21 Şubat 2012 Salı

do we really need to talk about kevin?

filmin ilk yarısında çocuk kevin -kesinlikle çocuk kevin ile ilgili değil- filmin kendisiyle ilgili bir sorunumuz olacağını hissettiriyor. pedagojiden az çok anlayan biri /bu film bir seri katilin büyüme hikayesini anlatıyorsa/ kevin'in kadraja çok erken yaşlarda alındığını farkedecektir. belki de kameranın tek derdi bir seri katil annesi olarak eva khatchadourian'ın -buna gerek olmamasına rağmen- masumiyetini vurgulamaktı. niyet böyle olunca filmin yarısı sonraki olaylarla pek ilgisiz çocuk kevın'ın ne kadar haşarı bir çocuk olduğunu anlatmakla geçerken, kalan yarısında annenin vicdanını rahatlatmamız isteniyor. son bölümde de 18 yaşını henüz dolduran kevın'ın ıslahevinde artık akıllandığını görerek mucizevi mutlu sonla jeneriklere kavuşacağız (neredeyse).

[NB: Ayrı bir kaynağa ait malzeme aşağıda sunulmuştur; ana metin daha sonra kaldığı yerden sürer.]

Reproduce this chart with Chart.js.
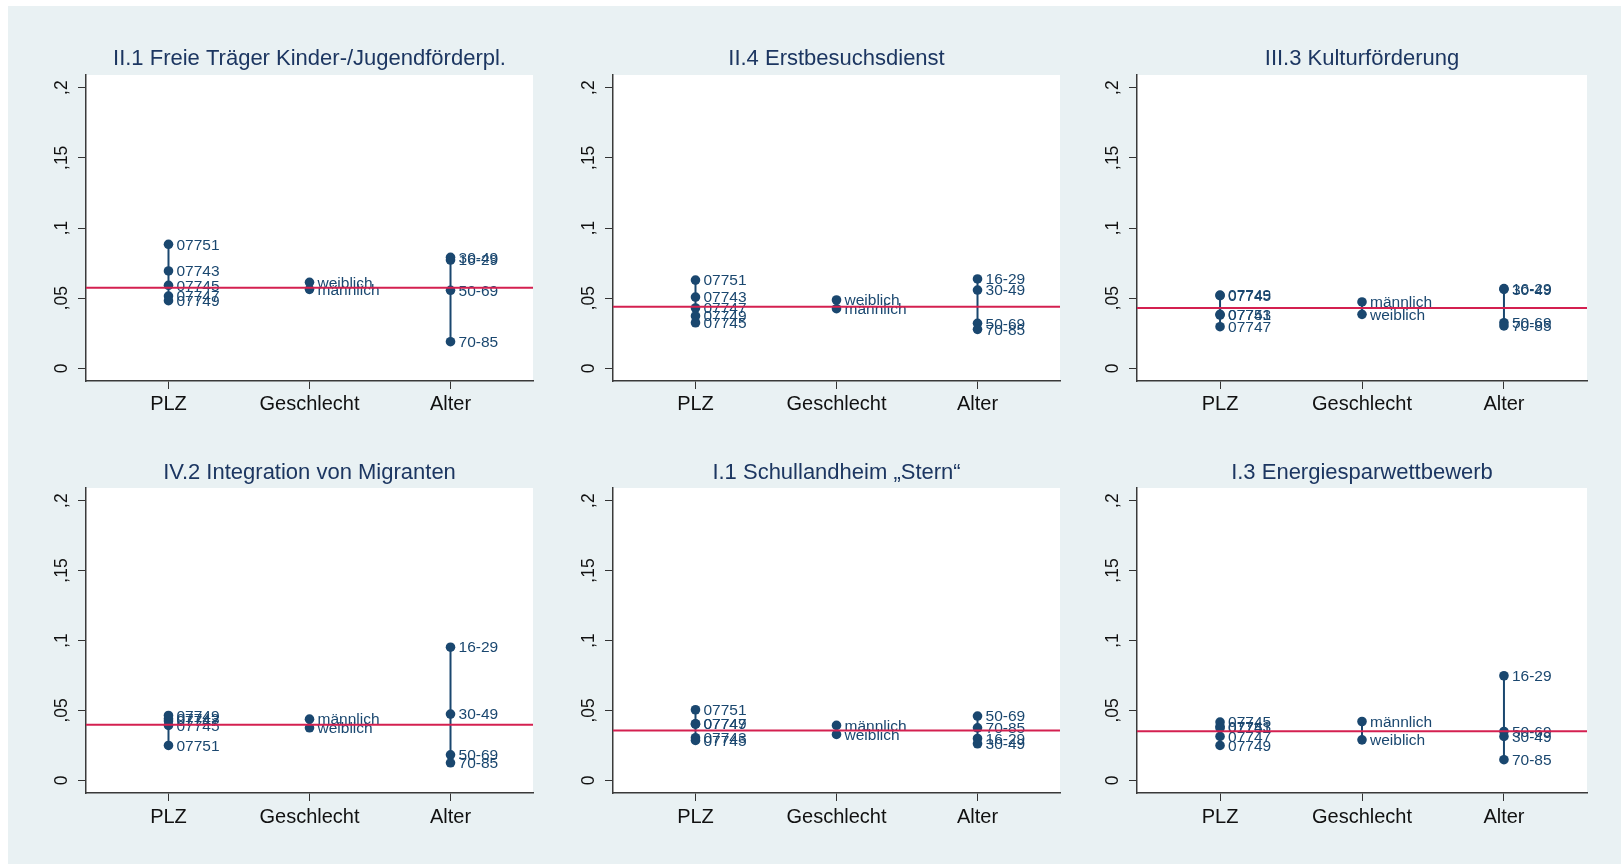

kameranın göstermesi ve gizlemesi gereken kısımlarla ilgili kafa karışıklığı, karakterlerin inandırıcılığı -ve abartılı masumiyeti- ve hikayenin zayıflığına kevın'ın hidayete ereceğine dair hollywoodvari son da eklenince ortaya pek çok açıdan batan bir film çıkıyor. gus van sant'in benzer bir konuyu işleyen  elephant (2003)'i başarısını izleyicinin karakterlerle olan yakınlığını stabil tutarak ve hep dışarıda kalarak sağlamıştı. daha iyisini izlemek isteyenlere 'şiddetle' önerilir.